Food Hygiene Legislation
You must comply with the rules set out in the food hygiene legislation (Regulation 852/2004/EC), irrespective of the size or type of business. This legislation sets out rules on food hygiene, both specific rules and more general requirements, including premises layout, temperature control, HACCP, equipment, transport, waste, personal hygiene and training.
If your business deals with foods of animal origin (as set out in the section on approval) then you must also comply with Regulation 853/2004/EC which sets out specific hygiene rules for these types of products.
Legislation on the general principles of food law (Regulation 178/2002/EC) makes it illegal to place unsafe food on the market. You should familiarise yourself with this legislation.
There are several guidance documents on the above legislation which you may find helpful.

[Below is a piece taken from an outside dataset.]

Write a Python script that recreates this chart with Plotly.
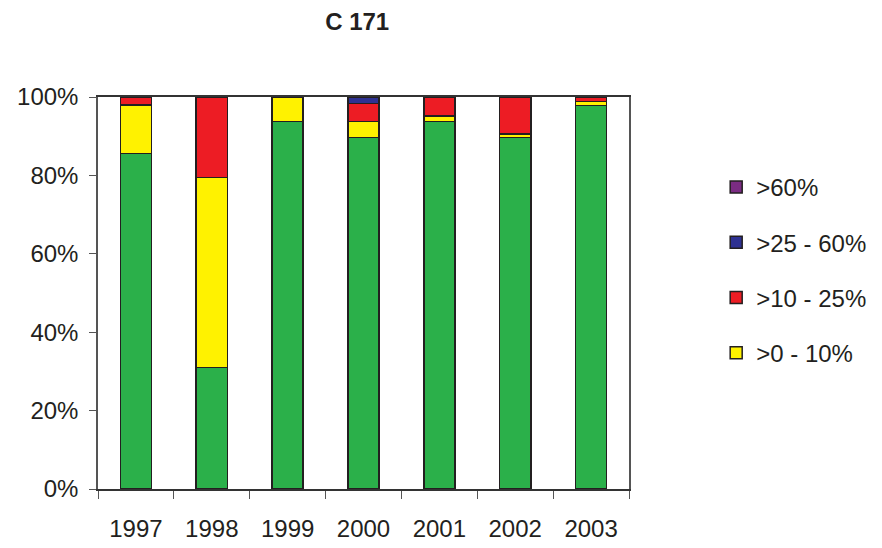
import plotly.graph_objects as go

years = ["1997", "1998", "1999", "2000", "2001", "2002", "2003"]

# Share of samples per class (%), stacked bottom to top
zero = [85.6, 31.0, 93.8, 89.7, 93.7, 89.7, 97.8]
gt0_10 = [12.3, 48.5, 6.2, 4.1, 1.5, 0.9, 1.0]
gt10_25 = [2.1, 20.5, 0.0, 4.5, 4.8, 9.4, 1.2]
gt25_60 = [0.0, 0.0, 0.0, 1.7, 0.0, 0.0, 0.0]
gt60 = [0.0, 0.0, 0.0, 0.0, 0.0, 0.0, 0.0]

y_ticks = [0, 20, 40, 60, 80, 100]
y_tick_labels = ["0%", "20%", "40%", "60%", "80%", "100%"]

series = [
    ("0%", zero, "#2BB04A", False, 5),
    (">0 - 10%", gt0_10, "#FFF200", True, 4),
    (">10 - 25%", gt10_25, "#ED1C24", True, 3),
    (">25 - 60%", gt25_60, "#2E3192", True, 2),
    (">60%", gt60, "#7B2C83", True, 1),
]

fig = go.Figure()
for name, vals, color, show, rank in series:
    fig.add_trace(go.Bar(
        x=years, y=vals, name=name, showlegend=show, legendgroup=name,
        legendrank=rank,
        marker=dict(color=color, line=dict(color="#231F20", width=1.5)),
    ))

font = "Liberation Sans, Arial, sans-serif"
fig.update_layout(
    barmode="stack",
    bargap=0.59,
    width=882, height=548,
    margin=dict(l=98, r=253, t=97, b=59, autoexpand=False),
    paper_bgcolor="white", plot_bgcolor="white",
    font=dict(family=font, size=24, color="#231F20"),
    title=dict(text="<b>C 171</b>", x=0.405, xanchor="center", y=0.96, yanchor="middle",
               font=dict(size=24, family=font)),
    legend=dict(
        traceorder="grouped", tracegroupgap=21,
        xref="container", yref="container",
        x=0.812, xanchor="left", y=0.699, yanchor="top",
        font=dict(size=24), itemwidth=30,
    ),
    xaxis=dict(
        type="category", tickson="boundaries", ticks="outside", ticklen=8,
        tickcolor="#555", showline=True, linecolor="#333", linewidth=1.5,
        mirror=True, ticklabelstandoff=17, showgrid=False, automargin=False,
    ),
    yaxis=dict(
        range=[0, 100], tickvals=y_ticks, ticktext=y_tick_labels,
        ticks="outside", ticklen=7, tickcolor="#555", showline=True,
        linecolor="#555", linewidth=1.5, mirror=True, showgrid=False,
        zeroline=False, ticklabelstandoff=6, automargin=False,
    ),
)

fig.write_html("out.html")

In addition, we would strongly recommend obtaining a copy of the relevant standard from the National Standards Authority of Ireland if you are a caterer, retailer or wholesaler, as these provide detailed guidance on complying with the general food hygiene legislation:
I.S. 340:2007 – Hygiene in the Catering Sector
I.S. 341:2007 - Hygiene in Food Retailing and Wholesaling
For more information, or to purchase the guides, call the NSAI on (01) 8576730/8576731 or visit their website at www.standards.ie
Additional legislation may be required depending on the category of business.